RAW DATA:
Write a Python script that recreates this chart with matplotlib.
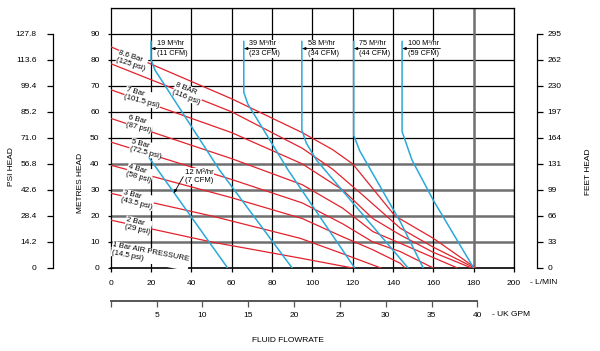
import matplotlib
matplotlib.use("Agg")
from matplotlib import pyplot as plt

plt.rcParams["font.family"] = ["Liberation Sans", "DejaVu Sans"]
plt.rcParams["font.size"] = 6

# air pressure curves, flow in L/min and head in metres
bar_names = ["1 Bar AIR PRESSURE\n(14.5 psi)", "2 Bar\n(29 psi)", "3 Bar\n(43.5 psi)",
             "4 Bar\n(58 psi)", "5 Bar\n(72.5 psi)", "6 Bar\n(87 psi)",
             "7 Bar\n(101.5 psi)", "8 BAR\n(116 psi)", "8.6 Bar\n(125 psi)"]
bar_flow = [
    [0, 37],
    [0, 50, 94, 120],
    [0, 50, 94, 115, 134],
    [0, 60, 95, 115, 130, 143.6, 146],
    [0, 60, 95, 115, 130, 143.6, 160],
    [0, 60, 95, 115, 130, 143.6, 160, 172],
    [0, 60, 95, 115, 130, 143.6, 160, 179],
    [0, 60, 95, 110, 125, 143.6, 160, 180.5],
    [0, 60, 95, 110, 120, 141, 160, 181],
]
bar_head = [
    [8, 0],
    [18.4, 10, 3.8, 0],
    [28.7, 20, 11.4, 5.5, 0],
    [39.5, 27, 19, 12, 7, 1.8, 0],
    [48.4, 34, 25, 17, 10, 6.3, 0],
    [57.5, 42, 32, 23, 14, 9.5, 4, 0],
    [68.5, 52, 40, 30, 19, 12.7, 6, 0],
    [78.5, 60, 46, 38, 28, 15.3, 8, 0],
    [85, 65, 52, 45.5, 40, 20, 11.4, 0],
]

# air consumption curves
air_names = [("12 M³/hr", "(7 CFM)"), ("19 M³/hr", "(11 CFM)"), ("39 M³/hr", "(23 CFM)"),
             ("58 M³/hr", "(34 CFM)"), ("75 M³/hr", "(44 CFM)"), ("100 M³/hr", "(59 CFM)")]
air_flow = [
    [18, 58],
    [20, 20, 22, 54, 90],
    [66, 66, 68, 88, 121],
    [94.8, 94.8, 97, 102, 147.5],
    [120.5, 120.5, 123.5, 143.6, 155],
    [144.5, 144.5, 149.4, 160, 180],
]
air_head = [
    [43.5, 0],
    [87, 80, 76, 37.6, 0],
    [87, 67.5, 63, 37.6, 0],
    [87, 53, 48, 41.5, 0],
    [87, 51, 45, 17.8, 0],
    [87, 52.4, 41.5, 26, 0],
]

metre_ticks = list(range(0, 91, 10))
psi_ticks = ["0", "14.2", "28.4", "42.6", "56.8", "71.0", "85.2", "99.4", "113.6", "127.8"]
feet_ticks = ["0", "33", "66", "99", "131", "164", "197", "230", "262", "295"]
lmin_ticks = list(range(0, 201, 20))
gpm_ticks = list(range(0, 41, 5))

RED = "#e3222c"
BLUE = "#2aa9d8"
GREY = "#6f6f6f"

fig = plt.figure(figsize=(6, 3.51), dpi=100)
L, B, W, H = 110.7 / 600, 83 / 351, 403.3 / 600, 260.3 / 351
ax = fig.add_axes([L, B, W, H])
ax.set_xlim(0, 200)
ax.set_ylim(0, 100)

# grid
for m in range(10, 101, 10):
    grey = m <= 40
    ax.axhline(m, color=GREY if grey else "black", lw=1.8 if grey else 0.9, zorder=1)
for q in range(20, 201, 20):
    grey = q == 180
    ax.axvline(q, color=GREY if grey else "black", lw=1.8 if grey else 0.9, zorder=1)

for s in ax.spines.values():
    s.set_linewidth(0.9)
ax.spines["bottom"].set_linewidth(1.2)

ax.set_xticks(lmin_ticks, [str(v) for v in lmin_ticks])
ax.set_yticks(metre_ticks, [str(v) for v in metre_ticks])
ax.tick_params(axis="x", direction="out", length=3, width=0.9, pad=5.5, labelsize=6)
ax.tick_params(axis="y", direction="out", length=2, width=0.9, pad=6, labelsize=6)

for flow, head in zip(bar_flow, bar_head):
    ax.plot(flow, head, color=RED, lw=0.9, zorder=3)
for flow, head in zip(air_flow, air_head):
    ax.plot(flow, head, color=BLUE, lw=1.1, zorder=3)

# pressure labels (left-centre anchor, sloping down like the curves)
bar_pos = [(0.6, 7.5, -11), (7.3, 17.3, -13), (5.6, 27.7, -14), (8.1, 37.6, -16), (9.8, 47.3, -15),
           (8.1, 56.5, -14), (7.2, 67.2, -15), (31.5, 69.2, -22), (3.4, 81.5, -18)]
for name, (x, y, rot) in zip(bar_names, bar_pos):
    ax.text(x, y, name, rotation=rot, rotation_mode="anchor", ha="left", va="center",
            multialignment="left", fontsize=5.6, linespacing=1.15, zorder=5,
            bbox=dict(fc="white", ec="none", pad=0.2))

# air consumption labels at the top
for (top, bottom), flow in zip(air_names[1:], air_flow[1:]):
    x0 = flow[0]
    ax.text(x0 + 2.8, 84.8, top, ha="left", va="bottom", fontsize=5.2, zorder=5,
            bbox=dict(fc="white", ec="none", pad=0.3))
    ax.text(x0 + 2.8, 83.6, bottom, ha="left", va="top", fontsize=5.2, zorder=5,
            bbox=dict(fc="white", ec="none", pad=0.3))
    length = 19 if top.startswith("100") else 16
    ax.annotate("", xy=(x0, 84.3), xytext=(x0 + length, 84.3), zorder=6,
                arrowprops=dict(arrowstyle="-|>,head_length=0.35,head_width=0.13",
                                lw=0.6, color="black", shrinkA=0, shrinkB=0))

ax.text(36.7, 35.2, "\n".join(air_names[0]), ha="left", va="center", multialignment="center",
        fontsize=5.6, zorder=5, bbox=dict(fc="white", ec="none", pad=0.3))
ax.annotate("", xy=(31.3, 28.7), xytext=(36.0, 35.1), zorder=6,
            arrowprops=dict(arrowstyle="-|>,head_length=0.35,head_width=0.13",
                            lw=0.6, color="black", shrinkA=0, shrinkB=0))

# PSI scale
pax = fig.add_axes([52.7 / 600, B, 0.0001, H])
pax.set_ylim(0, 100)
pax.patch.set_visible(False)
for k in ["right", "top", "bottom"]:
    pax.spines[k].set_visible(False)
pax.spines["left"].set_bounds(0, 90)
pax.spines["left"].set_linewidth(0.9)
pax.set_xticks([])
pax.set_yticks(metre_ticks, psi_ticks)
pax.tick_params(axis="y", direction="out", length=4.5, width=0.9, pad=7, labelsize=6)

# FEET scale
fax = fig.add_axes([536.7 / 600, B, 0.0001, H])
fax.set_ylim(0, 100)
fax.patch.set_visible(False)
for k in ["right", "top", "bottom"]:
    fax.spines[k].set_visible(False)
fax.spines["left"].set_bounds(0, 90)
fax.spines["left"].set_linewidth(0.9)
fax.set_xticks([])
fax.yaxis.tick_right()
fax.set_yticks(metre_ticks, feet_ticks)
fax.tick_params(axis="y", direction="out", length=4.5, width=0.9, pad=3, labelsize=6)

# UK GPM scale
gax = fig.add_axes([L, (351 - 300.7) / 351, W, 0.0001])
gax.set_xlim(0, 200 / 4.546)
gax.patch.set_visible(False)
for k in ["left", "right", "top"]:
    gax.spines[k].set_visible(False)
gax.spines["bottom"].set_bounds(0, 40)
gax.spines["bottom"].set_linewidth(1.4)
gax.spines["bottom"].set_color("#555555")
gax.set_yticks([])
gax.set_xticks(gpm_ticks, [""] + [str(v) for v in gpm_ticks[1:]])
gax.tick_params(axis="x", direction="out", length=4, width=0.9, pad=4, labelsize=6,
                color="#555555")

fig.text(11.7 / 600, 1 - 167 / 351, "PSI HEAD", rotation=90, ha="center", va="center", fontsize=6)
fig.text(80 / 600, 1 - 183 / 351, "METRES HEAD", rotation=90, ha="center", va="center", fontsize=6)
fig.text(588 / 600, 1 - 172 / 351, "FEET HEAD", rotation=90, ha="center", va="center", fontsize=6)
fig.text(288 / 600, 1 - 340 / 351, "FLUID FLOWRATE", ha="center", va="center", fontsize=6)
fig.text(530 / 600, 1 - 283 / 351, "- L/MIN", ha="left", va="center", fontsize=6)
fig.text(492 / 600, 1 - 315 / 351, "- UK GPM", ha="left", va="center", fontsize=6)

fig.savefig("out.png", dpi=100)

SHORT PROBLEM: Copy all lines above containing the string "matplotlib".

FINISHED EXERCISE:
Write a Python script that recreates this chart with matplotlib.
import matplotlib
matplotlib.use("Agg")
from matplotlib import pyplot as plt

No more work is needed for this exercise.